После двух нормальных родов, во время которых я,
тем не менее, перенесла все стандартные вмешательства традиционного
акушерства, я решила, что третьи роды будут другими. Я решила, что
если все будет в порядке, я найду акушерку и буду настаивать на
домашних родах. Но ультразвуковое обследование показало ягодичное
предлежание плода на 35-й неделе. Никто не был уверен, что плод
перевернется. Врач в местной больнице сказал, что нужно назначить
число, когда будет проведена стимуляция, родов, а также - что будут
применены эпидуральная анестезия и щипцы. Если не удастся родить
так, кесаревы сечения в случае ягодичного предлежания - обычный
выход из положения.
Вернулась старая депрессия. Я безнадежно мечтала о том, что этот
ребенок родится естественным путем. У меня не было выбора: я должна
была рожать в той же больнице, что и в прошлый раз, когда я чувствовала,
что ребенка из меня извлекали. Тогда, пока мне накладывали швы,
я спросила у врача: "Почему мы не умеем рожать так, как рожают
звери?". Я уже понимала, что роды будут испорчены, меня волновало,
что так много традиционных вмешательств будет сопутствовать событию,
(которое я считала физиологически естественным). Врач тогда ответил:
"Животные - совсем другое дело". Он объяснял это тем,
что женщины некомпетентны в родах. Я посещала этого врача во время
беременности, и он, казалось, понимал мое желание родить. Несмотря
на это, он организовал роды так, как ему самому было удобно, и моя
нервная система была расстроена долгие месяцы после родов. У меня
была послеродовая депрессия, причина которой, я знала, не только
гормонального происхождения. Я чувствовала, что меня обманули, и
я воспринимала это почти как горе. И вот снова мои надежды на более
счастливый опыт были напрасными. Как я представляла себе, это должен
был быть еще один ребенок "с конвейера". Я слышала о Питивьере,
я знала, что женщины приезжают туда рожать из других стран. Тем
не менее, я почти не рассматривала такую возможность для себя: я
была на тридцать восьмой неделе беременности. Все же я позвонила
доктору Одену через несколько дней, решив, что никогда себе не прощу,
если не соберу все свои силы и не попытаюсь поехать в Питивьер.

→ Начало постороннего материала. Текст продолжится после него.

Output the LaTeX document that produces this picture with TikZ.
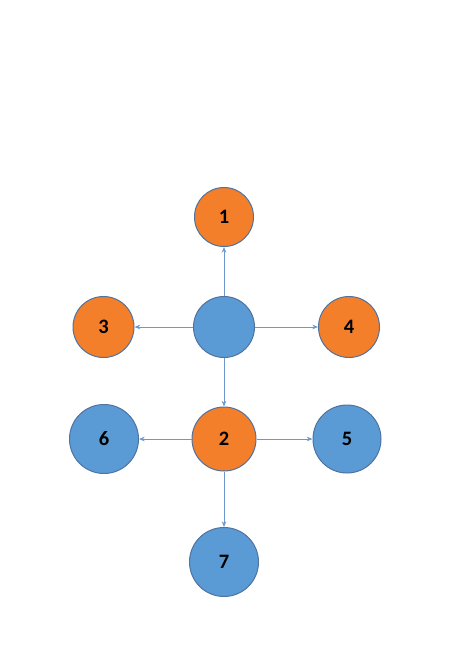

Я спросила, нельзя ли мне приехать. Он ответил: "Почему бы
нет?". Узнав, что ребенок не перевернулся, он сказал: "Это
не имеет значения". Я сразу почувствовала себя уверенной и
энергичной и стала готовиться к путешествию. Мой муж и я знали,
что в случае опасности времени у нас будет мало. При мысли о таком
риске я почувствовала, что депрессия возвращается; прежде чем мы
отправились в путь, она овладела мною снова. Я знала, что не смогу
справиться с депрессией, какую пережила после вторых родов, еще
раз и не смогу быть полноценной женой и матерью уже троих маленьких
детей. Во время моей последней консультации у врача в Англии я почти
впала в отчаяние, когда медсестра объясняла мне при помощи куклы,
как рождаются дети при ягодичном предлежании. Я вдруг запротестовала
так, как не протестовала еще ни разу за время своих трех беременностей.
Я сказала врачу: "Если вы пошлете меня в эту больницу еще раз,
это будет для меня конец". Медсестра заставила меня устыдиться
этих слов, воскликнув: "Если бы ваш ребенок это слышал!".
Я вдруг поняла, что впервые в жизни противостою системе. Мне уже
было все равно, если кто-то подумает, что я скандалю. До сих пор
я все время была такой вежливой и так помогала медицинскому персоналу,
и это ни к чему не привело: даже моих собственных детей родили для
меня. Сейчас у меня был, возможно, последний шанс взять то, что
жизнь предлагала мне. Я должна была сама взять на себя ответственность
за то, что происходит, а Питивьер предлагал альтернативу, которая
меня привлекала. Меня привлекало даже то, что это так далеко от
дома. Это было звериное желание убежать от всего этого, избавиться
от людей, которых я знаю, и найти место для родов. Я должна была
добраться до Питивьера раньше, чем начнутся роды. Этот ребенок должен
был быть моим. Я сказала своему врачу: "Положение дел с родами
меняется, не так ли?". "Да, - ответил он, - за границей".
Мой муж потом сказал ему, что туда-то мы и едем.